On July 10, 1812, Sir George Prevost, in Lower Canada, writes to Major General Isaac Brock, in Upper Canada. Prevost does not want Brock to take offensive measures. Prevost believes that public opinion in the United States is so divided that Americans, in turn, will not be taking offensive measures. In this regard, Prevost is quite wrong. General Hull will march from Detroit in two days to invade Upper Canada. Prevost on July 10 writes:
"Our numbers would not justify offensive operations being undertaken, unless they were solely calculated to strengthen a defensive attitude. I consider it prudent and politic to avoid any measure which can in its effect have a tendency to unite the people in the American States. Whilst disunion prevails among them, their attempts on these provinces will be feeble; it is, therefore, our duty carefully to avoid committing any act which may, even by construction, tend to unite the eastern and southern states, unless, by its perpetration, we are to derive a considerable and important advantage. But the government of the United States, resting on public opinion for all its measures, is liable to sudden and violent changes; it becomes an essential part of our duty to watch the effect of parties on its measures, and to adapt ours to the impulse given by those possessed of influence over the public mind in America." 
Prevost's letter is reproduced below.

Sir George Prevost to Major-General Brock.

Montreal, July 10, 1812.

Colonel Lethbridge's departure for Kingston affords me an opportunity of replying more fully and confidentially to your letter of the 3d instant, than I could venture to have done the day before yesterday by an uncertain conveyance. That officer has been desired to transmit to you, together with this dispatch, a copy of the instructions given to him for his guidance until the exigencies of the service make it necessary in your estimation to substitute others, or to employ the colonel in any other situation of command. In them you will find expressed my sentiments respecting the mode of conducting the war on our part, suited to the existing circumstances; and as they change, so must we vary our line of conduct, adapting it to our means of preserving entire the king's provinces.

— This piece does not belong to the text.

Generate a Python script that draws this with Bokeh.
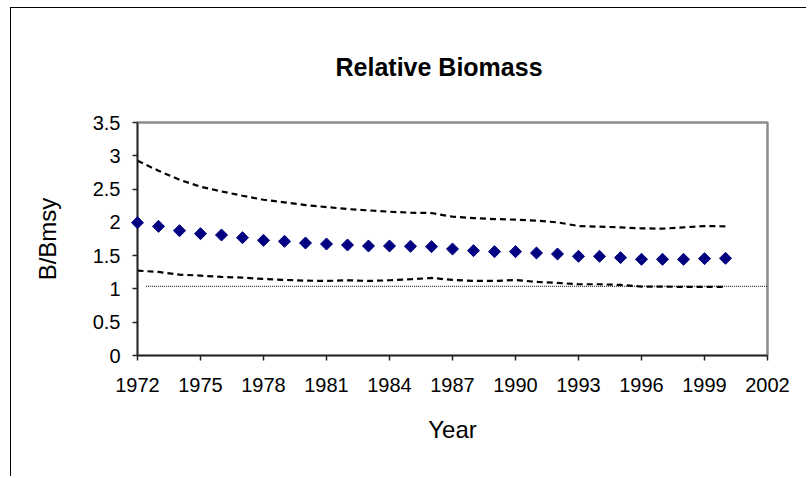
import numpy as np
from bokeh.plotting import figure
from bokeh.models import (FixedTicker, PrintfTickFormatter,
                          ColumnDataSource, Range1d)
from bokeh.embed import file_html
from bokeh.resources import INLINE

# ---- data ----
years = list(range(1972, 2001))
biomass = [1.995, 1.94, 1.875, 1.83, 1.81, 1.77, 1.73, 1.715, 1.69, 1.675,
           1.66, 1.645, 1.645, 1.64, 1.635, 1.60, 1.575, 1.56, 1.56, 1.54,
           1.525, 1.49, 1.49, 1.47, 1.445, 1.445, 1.445, 1.455, 1.46]
upper = [2.925, 2.775, 2.64, 2.535, 2.465, 2.40, 2.34, 2.30, 2.26, 2.23,
         2.20, 2.18, 2.16, 2.145, 2.14, 2.085, 2.065, 2.05, 2.04, 2.025,
         2.00, 1.945, 1.935, 1.925, 1.91, 1.905, 1.925, 1.945, 1.94]
lower = [1.275, 1.255, 1.215, 1.20, 1.18, 1.17, 1.15, 1.135, 1.125, 1.12,
         1.13, 1.12, 1.13, 1.145, 1.165, 1.135, 1.12, 1.12, 1.135, 1.105,
         1.09, 1.07, 1.07, 1.06, 1.035, 1.035, 1.03, 1.03, 1.03]
ref_years = [1972.4, 2002]
ref_level = [1.04, 1.04]
x_ticks = list(range(1972, 2003, 3))
y_ticks = [0, 0.5, 1, 1.5, 2, 2.5, 3, 3.5]

title_text = "Relative Biomass"
x_label = "Year"
y_label = "B/Bmsy"

FONT = "Liberation Sans"

p = figure(width=796, height=469, output_backend="svg", toolbar_location=None,
           x_range=Range1d(1972, 2002), y_range=Range1d(0, 3.5),
           min_border_left=126, min_border_right=40,
           min_border_top=114, min_border_bottom=122,
           background_fill_color="white", border_fill_color="white")

# outer chart-area frame: left and top edges of the host element
p.styles = {"margin-left": "10px", "margin-top": "7px",
            "border-left": "1.5px solid black", "border-top": "1.5px solid black"}

# title
p.title.text = title_text
p.title.text_font = FONT
p.title.text_font_style = "bold"
p.title.text_font_size = "25px"
p.title.align = "left"
p.title.offset = 198
p.title.standoff = 83
p.title.text_color = "black"

# plot-area border (grey top/right)
p.outline_line_color = "#8c8c8c"
p.outline_line_width = 2.5

p.xgrid.visible = False
p.ygrid.visible = False

for ax in (p.xaxis[0], p.yaxis[0]):
    ax.axis_line_color = "#222222"
    ax.axis_line_width = 1.5
    ax.major_tick_line_color = "#222222"
    ax.major_tick_line_width = 1.5
    ax.major_tick_out = 5
    ax.major_tick_in = 0
    ax.minor_tick_line_color = None
    ax.major_label_text_font = FONT
    ax.major_label_text_font_size = "20px"
    ax.major_label_text_color = "black"
    ax.axis_label_text_font = FONT
    ax.axis_label_text_font_size = "24px"
    ax.axis_label_text_font_style = "normal"
    ax.axis_label_text_color = "black"

p.xaxis.ticker = FixedTicker(ticks=x_ticks)
p.yaxis.ticker = FixedTicker(ticks=y_ticks)
p.yaxis.formatter = PrintfTickFormatter(format="%g")
p.xaxis.formatter = PrintfTickFormatter(format="%d")
p.xaxis.axis_label = x_label
p.yaxis.axis_label = y_label
p.xaxis.major_label_standoff = 17
p.yaxis.major_label_standoff = 12
p.xaxis.axis_label_standoff = 21
p.yaxis.axis_label_standoff = 29

src = ColumnDataSource(dict(year=years, biomass=biomass, upper=upper, lower=lower))

p.line(ref_years, ref_level, line_color="black", line_width=1, line_dash="1 1")
p.line("year", "upper", source=src, line_color="black", line_width=2.2, line_dash="6 4")
p.line("year", "lower", source=src, line_color="black", line_width=2.2, line_dash="6 4")
r = p.scatter("year", "biomass", source=src, marker="square", angle=np.pi / 4,
              size=8.5, fill_color="#000080", line_color="#000080", line_width=1)
r.level = "overlay"

open("out.html", "w").write(file_html(p, INLINE))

Our numbers would not justify offensive operations being undertaken, unless they were solely calculated to strengthen a defensive attitude. I consider it prudent and politic to avoid any measure which can in its effect have a tendency to unite the people in the American States. Whilst disunion prevails among them, their attempts on these provinces will be feeble; it is, therefore, our duty carefully to avoid committing any act which may, even by construction, tend to unite the eastern and southern states, unless, by its perpetration, we are to derive a considerable and important advantage. But the government of the United States, resting on public opinion for all its measures, is liable to sudden and violent changes ; it becomes an essential part of our duty to watch the effect of parties on its measures, and to adapt ours to the impulse given by those possessed of influence over the public mind in America.

Notwithstanding these observations, I have to assure you of my perfect confidence in your measures for the preservation of Upper Canada. All your wants shall be supplied as fast as possible, except money, of which I have so little, as to be obliged to have recourse to a paper currency.

The adjutant-general has reported to you the aid we have afforded, in arms and ammunition, to your militia at Cornwall, Glengary, Dundas, and Stormont.

To prevent an interruption to the communication between the two provinces, it is fit a system of convoy should be established between Montreal and Kingston; and as Major-General de Rottenburg is to remain here in command of a cordon of troops, consisting of regulars and militia, (established in this neighbourhood to prevent an irruption for the plunder of Montreal,) whilst I attend to parliamentary duties at Quebec, on that subject you may communicate direct with the major-general, as he has my instructions to co-operate with you in preserving this important object.